> [Set task]
Print, without altering anything, the lines from the one that holds "Write the TikZ code for this diagram." to the one that holds "(steplast) at (963,195)", inclusive. No other lines belong in the output.

---------- Dataset content ----------

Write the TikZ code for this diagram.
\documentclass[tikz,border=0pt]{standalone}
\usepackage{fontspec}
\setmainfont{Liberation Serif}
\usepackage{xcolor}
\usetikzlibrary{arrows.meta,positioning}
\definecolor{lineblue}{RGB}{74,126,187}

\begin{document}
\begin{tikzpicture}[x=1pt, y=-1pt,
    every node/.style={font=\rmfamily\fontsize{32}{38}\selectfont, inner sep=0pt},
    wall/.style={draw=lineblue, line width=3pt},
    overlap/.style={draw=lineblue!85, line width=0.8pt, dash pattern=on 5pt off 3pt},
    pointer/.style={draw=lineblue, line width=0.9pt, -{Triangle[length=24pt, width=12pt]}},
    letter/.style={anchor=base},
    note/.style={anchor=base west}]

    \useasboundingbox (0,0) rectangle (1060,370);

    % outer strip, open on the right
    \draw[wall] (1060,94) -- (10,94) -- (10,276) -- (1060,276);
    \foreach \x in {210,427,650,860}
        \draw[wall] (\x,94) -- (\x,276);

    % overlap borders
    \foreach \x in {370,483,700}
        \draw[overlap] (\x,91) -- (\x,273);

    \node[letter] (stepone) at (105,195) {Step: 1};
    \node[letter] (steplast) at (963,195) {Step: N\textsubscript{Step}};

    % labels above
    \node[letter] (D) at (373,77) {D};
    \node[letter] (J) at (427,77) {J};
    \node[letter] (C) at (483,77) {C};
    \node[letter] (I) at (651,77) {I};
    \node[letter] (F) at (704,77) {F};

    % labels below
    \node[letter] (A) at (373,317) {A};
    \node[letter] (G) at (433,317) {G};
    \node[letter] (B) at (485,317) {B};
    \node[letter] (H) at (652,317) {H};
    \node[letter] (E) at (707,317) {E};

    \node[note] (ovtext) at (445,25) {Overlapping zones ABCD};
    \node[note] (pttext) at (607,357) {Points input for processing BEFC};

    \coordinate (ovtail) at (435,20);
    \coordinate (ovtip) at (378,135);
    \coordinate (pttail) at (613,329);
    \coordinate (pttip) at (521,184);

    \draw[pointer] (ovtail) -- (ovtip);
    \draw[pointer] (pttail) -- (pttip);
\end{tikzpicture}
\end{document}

----------
---------- Dataset content ----------

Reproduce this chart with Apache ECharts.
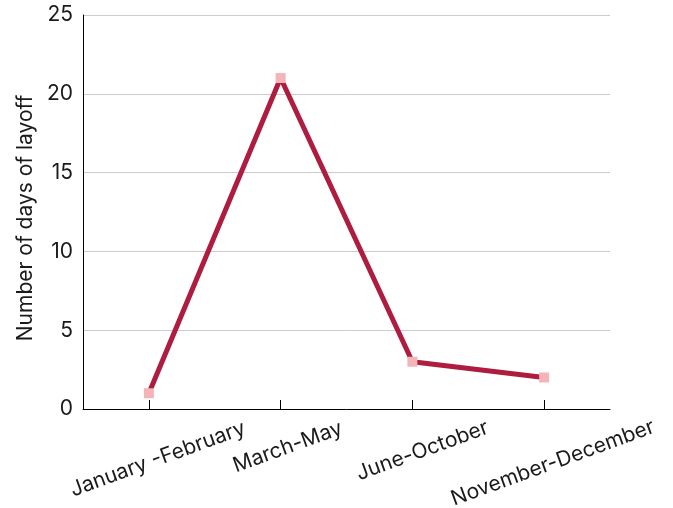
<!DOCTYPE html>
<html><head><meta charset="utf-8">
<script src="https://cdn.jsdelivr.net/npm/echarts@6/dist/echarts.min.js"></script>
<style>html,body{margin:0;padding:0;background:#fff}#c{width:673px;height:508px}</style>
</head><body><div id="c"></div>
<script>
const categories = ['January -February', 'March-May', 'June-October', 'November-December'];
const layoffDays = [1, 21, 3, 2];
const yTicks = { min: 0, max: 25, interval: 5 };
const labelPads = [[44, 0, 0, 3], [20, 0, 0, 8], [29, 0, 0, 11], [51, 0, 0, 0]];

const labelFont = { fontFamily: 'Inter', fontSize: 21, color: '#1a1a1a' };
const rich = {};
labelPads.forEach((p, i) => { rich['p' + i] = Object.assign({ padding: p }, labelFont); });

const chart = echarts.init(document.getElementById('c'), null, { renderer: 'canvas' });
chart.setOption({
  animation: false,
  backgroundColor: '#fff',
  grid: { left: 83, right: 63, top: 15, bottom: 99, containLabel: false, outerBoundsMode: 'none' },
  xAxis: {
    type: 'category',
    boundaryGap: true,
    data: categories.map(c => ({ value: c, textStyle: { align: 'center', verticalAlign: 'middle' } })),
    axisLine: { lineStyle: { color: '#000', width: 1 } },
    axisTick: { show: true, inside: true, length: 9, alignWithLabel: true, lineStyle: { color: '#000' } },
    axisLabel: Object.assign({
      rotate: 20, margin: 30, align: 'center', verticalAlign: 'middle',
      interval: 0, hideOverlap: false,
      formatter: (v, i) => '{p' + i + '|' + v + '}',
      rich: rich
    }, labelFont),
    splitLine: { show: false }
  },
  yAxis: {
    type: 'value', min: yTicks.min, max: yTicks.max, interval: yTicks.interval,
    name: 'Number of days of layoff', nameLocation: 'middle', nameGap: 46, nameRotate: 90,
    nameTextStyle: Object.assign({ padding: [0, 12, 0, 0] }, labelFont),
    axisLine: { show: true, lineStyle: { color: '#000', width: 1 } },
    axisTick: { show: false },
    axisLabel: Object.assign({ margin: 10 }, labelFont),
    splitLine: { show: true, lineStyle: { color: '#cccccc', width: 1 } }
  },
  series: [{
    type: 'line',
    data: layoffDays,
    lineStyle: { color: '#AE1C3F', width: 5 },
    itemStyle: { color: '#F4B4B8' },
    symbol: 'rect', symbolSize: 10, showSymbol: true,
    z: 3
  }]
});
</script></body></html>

----------

> [Answer to this exercise]
Write the TikZ code for this diagram.
\documentclass[tikz,border=0pt]{standalone}
\usepackage{fontspec}
\setmainfont{Liberation Serif}
\usepackage{xcolor}
\usetikzlibrary{arrows.meta,positioning}
\definecolor{lineblue}{RGB}{74,126,187}

\begin{document}
\begin{tikzpicture}[x=1pt, y=-1pt,
    every node/.style={font=\rmfamily\fontsize{32}{38}\selectfont, inner sep=0pt},
    wall/.style={draw=lineblue, line width=3pt},
    overlap/.style={draw=lineblue!85, line width=0.8pt, dash pattern=on 5pt off 3pt},
    pointer/.style={draw=lineblue, line width=0.9pt, -{Triangle[length=24pt, width=12pt]}},
    letter/.style={anchor=base},
    note/.style={anchor=base west}]

    \useasboundingbox (0,0) rectangle (1060,370);

    % outer strip, open on the right
    \draw[wall] (1060,94) -- (10,94) -- (10,276) -- (1060,276);
    \foreach \x in {210,427,650,860}
        \draw[wall] (\x,94) -- (\x,276);

    % overlap borders
    \foreach \x in {370,483,700}
        \draw[overlap] (\x,91) -- (\x,273);

    \node[letter] (stepone) at (105,195) {Step: 1};
    \node[letter] (steplast) at (963,195) {Step: N\textsubscript{Step}};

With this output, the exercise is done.